For Philip, the progress of medicinal cannabis programs in Maryland and across the country comes as no surprise. “It has bipartisan support from the staunchest Republicans to the staunchest Democrats,” he said.

In Maryland, this has been true for quite some time. The first medical cannabis bill was introduced in 1980 by then-Del. A. Wade Kach (R-District 5B).

However, it wasn’t until 2013 that the Maryland General Assembly created the Natalie M. LaPrade Maryland Medical Cannabis Commission. Further legislation in subsequent years specified the broad list of conditions for which doctors can recommend cannabis, and that there would be 15 grower licenses.

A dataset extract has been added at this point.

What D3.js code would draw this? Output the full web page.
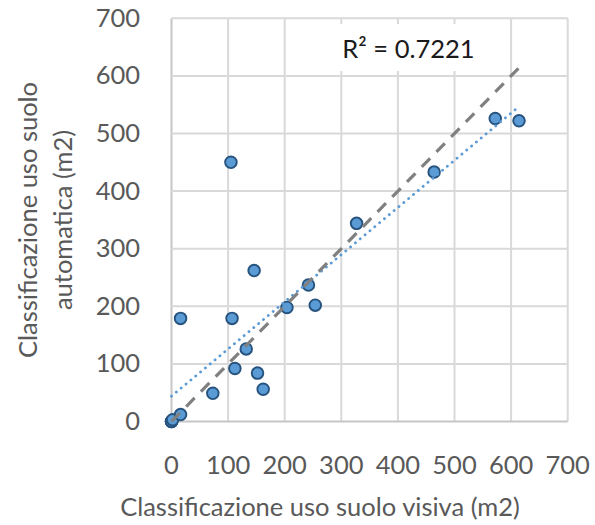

“This replaced the prior medical cannabis law in Maryland that limited those who could grow/process/sell medical cannabis to universities and hospitals,” said Kevin. “No universities or hospitals participated because of the fact it was illegal federally. Therefore, the law was amended.”
Debbie Miran, a resident of Old Lutherville, is a former commissioner on the Maryland Medical Cannabis Commission, where she played a unique role between 2013 and 2016. She is not only a chemist with 30 years of experience in the pharmaceutical business, but also a former medical cannabis patient.

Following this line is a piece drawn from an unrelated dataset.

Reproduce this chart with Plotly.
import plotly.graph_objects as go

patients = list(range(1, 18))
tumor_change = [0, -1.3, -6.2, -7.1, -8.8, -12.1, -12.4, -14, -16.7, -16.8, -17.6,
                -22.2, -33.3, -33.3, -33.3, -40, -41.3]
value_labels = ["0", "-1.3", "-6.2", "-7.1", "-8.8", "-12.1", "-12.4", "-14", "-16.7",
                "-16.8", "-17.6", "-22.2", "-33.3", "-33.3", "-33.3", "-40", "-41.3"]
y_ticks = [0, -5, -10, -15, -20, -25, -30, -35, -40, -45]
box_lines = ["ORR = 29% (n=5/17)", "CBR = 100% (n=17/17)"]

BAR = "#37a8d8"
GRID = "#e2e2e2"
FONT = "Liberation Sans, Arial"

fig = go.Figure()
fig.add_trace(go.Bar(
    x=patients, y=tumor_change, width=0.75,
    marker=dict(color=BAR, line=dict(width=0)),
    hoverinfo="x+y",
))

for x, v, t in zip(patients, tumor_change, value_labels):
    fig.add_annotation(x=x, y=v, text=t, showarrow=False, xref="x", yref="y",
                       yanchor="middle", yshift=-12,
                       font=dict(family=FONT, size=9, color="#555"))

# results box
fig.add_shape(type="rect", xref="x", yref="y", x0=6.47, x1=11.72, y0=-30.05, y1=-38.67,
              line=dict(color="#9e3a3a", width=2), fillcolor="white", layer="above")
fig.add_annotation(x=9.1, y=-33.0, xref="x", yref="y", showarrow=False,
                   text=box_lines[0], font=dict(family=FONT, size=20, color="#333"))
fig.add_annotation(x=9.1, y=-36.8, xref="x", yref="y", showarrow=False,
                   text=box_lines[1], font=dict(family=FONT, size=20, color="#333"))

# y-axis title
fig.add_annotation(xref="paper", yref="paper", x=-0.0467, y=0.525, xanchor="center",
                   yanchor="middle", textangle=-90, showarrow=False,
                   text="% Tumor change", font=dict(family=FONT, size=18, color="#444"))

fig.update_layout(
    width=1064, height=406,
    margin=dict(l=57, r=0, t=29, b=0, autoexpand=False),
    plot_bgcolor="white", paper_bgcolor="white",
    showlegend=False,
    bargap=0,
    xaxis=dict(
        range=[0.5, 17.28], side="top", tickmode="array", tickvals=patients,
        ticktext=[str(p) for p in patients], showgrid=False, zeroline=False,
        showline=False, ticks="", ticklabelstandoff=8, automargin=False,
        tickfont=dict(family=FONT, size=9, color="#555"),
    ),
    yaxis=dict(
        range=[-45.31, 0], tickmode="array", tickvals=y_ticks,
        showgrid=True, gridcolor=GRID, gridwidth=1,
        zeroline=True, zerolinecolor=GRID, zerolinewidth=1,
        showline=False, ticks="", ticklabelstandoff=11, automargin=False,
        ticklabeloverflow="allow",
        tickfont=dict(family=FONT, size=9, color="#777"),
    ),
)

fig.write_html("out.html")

In 2006, Miran underwent a bone marrow transplant to combat chronic myeloid leukemia. The medications she was prescribed afterward left her without an appetite. At her worst point, Miran said she was losing 1 to 2 pounds per week.

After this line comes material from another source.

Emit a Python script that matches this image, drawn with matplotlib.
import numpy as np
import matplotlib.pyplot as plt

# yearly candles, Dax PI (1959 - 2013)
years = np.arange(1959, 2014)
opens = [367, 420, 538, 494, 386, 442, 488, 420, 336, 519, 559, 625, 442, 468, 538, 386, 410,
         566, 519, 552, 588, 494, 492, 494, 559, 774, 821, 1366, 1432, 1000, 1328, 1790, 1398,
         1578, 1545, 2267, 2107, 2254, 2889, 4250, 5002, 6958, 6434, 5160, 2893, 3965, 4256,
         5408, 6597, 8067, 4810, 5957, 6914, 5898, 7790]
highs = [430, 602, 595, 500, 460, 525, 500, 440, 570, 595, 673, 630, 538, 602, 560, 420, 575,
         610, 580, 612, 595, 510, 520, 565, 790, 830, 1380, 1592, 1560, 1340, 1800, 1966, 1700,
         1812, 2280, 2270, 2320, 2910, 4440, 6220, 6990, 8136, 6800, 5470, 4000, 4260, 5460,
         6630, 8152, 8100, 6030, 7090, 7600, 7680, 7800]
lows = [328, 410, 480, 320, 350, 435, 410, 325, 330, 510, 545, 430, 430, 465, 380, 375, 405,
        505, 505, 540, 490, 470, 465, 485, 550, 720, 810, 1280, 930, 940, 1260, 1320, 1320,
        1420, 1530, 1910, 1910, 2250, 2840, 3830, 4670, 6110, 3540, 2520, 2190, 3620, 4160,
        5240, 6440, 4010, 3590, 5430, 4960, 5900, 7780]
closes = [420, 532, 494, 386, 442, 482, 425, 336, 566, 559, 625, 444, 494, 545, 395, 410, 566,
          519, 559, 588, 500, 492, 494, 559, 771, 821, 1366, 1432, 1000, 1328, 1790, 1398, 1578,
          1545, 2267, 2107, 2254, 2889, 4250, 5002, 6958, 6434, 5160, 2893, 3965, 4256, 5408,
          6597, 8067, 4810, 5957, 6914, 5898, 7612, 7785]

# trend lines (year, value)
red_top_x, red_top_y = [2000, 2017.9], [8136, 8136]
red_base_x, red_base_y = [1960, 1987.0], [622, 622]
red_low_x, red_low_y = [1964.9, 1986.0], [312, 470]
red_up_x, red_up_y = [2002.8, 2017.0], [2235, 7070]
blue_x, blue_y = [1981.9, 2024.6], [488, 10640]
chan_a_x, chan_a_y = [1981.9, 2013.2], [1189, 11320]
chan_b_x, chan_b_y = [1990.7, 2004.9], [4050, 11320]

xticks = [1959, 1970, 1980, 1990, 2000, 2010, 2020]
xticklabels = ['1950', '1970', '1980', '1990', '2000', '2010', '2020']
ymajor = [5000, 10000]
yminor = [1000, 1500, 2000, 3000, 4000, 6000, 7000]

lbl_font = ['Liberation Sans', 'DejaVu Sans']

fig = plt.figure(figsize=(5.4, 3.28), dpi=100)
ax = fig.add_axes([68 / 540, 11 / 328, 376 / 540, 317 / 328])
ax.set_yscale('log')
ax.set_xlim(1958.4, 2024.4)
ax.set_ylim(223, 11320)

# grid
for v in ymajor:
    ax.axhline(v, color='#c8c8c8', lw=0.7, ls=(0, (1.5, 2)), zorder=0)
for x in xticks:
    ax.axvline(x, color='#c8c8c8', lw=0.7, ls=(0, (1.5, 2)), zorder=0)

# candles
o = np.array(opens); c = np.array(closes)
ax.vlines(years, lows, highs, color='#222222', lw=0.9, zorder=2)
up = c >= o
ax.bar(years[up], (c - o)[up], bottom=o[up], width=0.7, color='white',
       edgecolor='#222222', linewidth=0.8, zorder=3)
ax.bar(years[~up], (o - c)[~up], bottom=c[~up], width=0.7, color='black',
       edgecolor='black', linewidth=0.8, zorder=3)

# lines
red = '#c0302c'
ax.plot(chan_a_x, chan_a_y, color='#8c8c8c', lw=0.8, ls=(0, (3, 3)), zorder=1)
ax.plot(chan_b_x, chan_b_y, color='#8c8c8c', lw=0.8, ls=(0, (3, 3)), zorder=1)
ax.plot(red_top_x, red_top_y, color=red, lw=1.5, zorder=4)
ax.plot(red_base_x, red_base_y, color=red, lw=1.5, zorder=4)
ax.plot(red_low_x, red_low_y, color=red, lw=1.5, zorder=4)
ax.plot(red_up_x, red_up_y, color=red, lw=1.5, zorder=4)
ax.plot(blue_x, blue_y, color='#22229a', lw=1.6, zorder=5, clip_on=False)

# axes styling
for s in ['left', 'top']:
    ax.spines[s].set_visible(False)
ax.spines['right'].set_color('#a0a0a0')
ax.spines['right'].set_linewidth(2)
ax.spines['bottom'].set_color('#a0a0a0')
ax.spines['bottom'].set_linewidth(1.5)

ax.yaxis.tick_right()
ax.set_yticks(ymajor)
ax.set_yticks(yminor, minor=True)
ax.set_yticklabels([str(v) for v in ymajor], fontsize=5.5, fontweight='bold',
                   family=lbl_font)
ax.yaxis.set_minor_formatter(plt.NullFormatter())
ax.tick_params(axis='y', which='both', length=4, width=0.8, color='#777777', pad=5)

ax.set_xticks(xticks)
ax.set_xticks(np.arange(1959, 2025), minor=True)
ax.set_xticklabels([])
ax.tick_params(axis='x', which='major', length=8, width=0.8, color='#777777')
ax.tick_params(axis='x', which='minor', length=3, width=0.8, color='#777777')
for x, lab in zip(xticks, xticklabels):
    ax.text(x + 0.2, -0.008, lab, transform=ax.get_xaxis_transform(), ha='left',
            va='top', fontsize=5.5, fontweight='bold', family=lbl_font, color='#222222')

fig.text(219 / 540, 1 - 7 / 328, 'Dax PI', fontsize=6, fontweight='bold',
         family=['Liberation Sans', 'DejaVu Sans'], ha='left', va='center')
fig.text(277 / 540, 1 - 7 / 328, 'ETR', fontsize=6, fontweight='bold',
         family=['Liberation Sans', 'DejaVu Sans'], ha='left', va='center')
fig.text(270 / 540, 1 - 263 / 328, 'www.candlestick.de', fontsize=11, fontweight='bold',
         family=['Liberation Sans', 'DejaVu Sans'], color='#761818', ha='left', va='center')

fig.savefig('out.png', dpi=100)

“The recovery from a bone marrow transplant is very difficult,” she said. “I used a little bit [of medicinal cannabis] once a day about five minutes before I wanted to eat something. I used it for about four months while I was still on the CML medication that made me so sick. When I got off the medication, my appetite came back, and I didn’t need it anymore.”

Del. Dan Morhaim (D-District 11), who has been one of medicinal cannabis’ strongest legislative advocates and sponsored the bill that created the Medical Cannabis Commission in 2013, recommended Miran for the position as a patient representative for the commission. For Morhaim, Maryland still needs to step up its game.

“I’m glad it’s finally underway,” Morhaim said about the state’s medicinal cannabis program. “We still have a ways to go. Corrections and adjustments will need to be made, but at least some patients are finally getting some relief from our medical cannabis program.”

Morhaim first introduced a bill for medical cannabis in 2003. “It did not pass, but it did make a small step because it allowed for an affirmative defense,” said Morhaim. “That is, if you’re arrested with possession of cannabis and you can prove to the judge and the jury that you were using cannabis for legitimate medical reasons, instead of getting a criminal record, you would get a fine.”

Miran is in agreement with Morhaim. Although the state has made significant strides, it must make more.

“We set up the process of patient and physician registration to be really user-friendly,” she said. The problem lies in the amount of licenses that the state can issue to doctors who wish to prescribe cannabis, which Miran says is far too few. “I think the total number is somewhere around 800. We should have a couple thousand.”

While the number of doctors with licenses to prescribe remains low, the number of patient applications continues to grow. At this point, Miran estimates there’s around 21,000 people who have submitted applications. “The good news is these patients are registering; the bad news is that the commission has a backlog now in getting these processed.”

In addition to the commission working through this backlog, Kahn believes that deflating the stigma around cannabis use will ultimately make medical cannabis available to as many people who need it. He believes that making the connection between the work he has done as a rabbi to the work he is doing with cannabis will also help normalize its medicinal use.

For him, the Jewish community’s acceptance, and perhaps enthusiasm, toward medical cannabis comes as no surprise.

“Jews are boundary crossers; we go beyond limits,” he said. “It’s one of the reasons there are so many Jews in this industry. There are so many people willing to stand up and say, ‘This is a justice issue.’”

Connor Graham is a reporter for the Baltimore Jewish Times.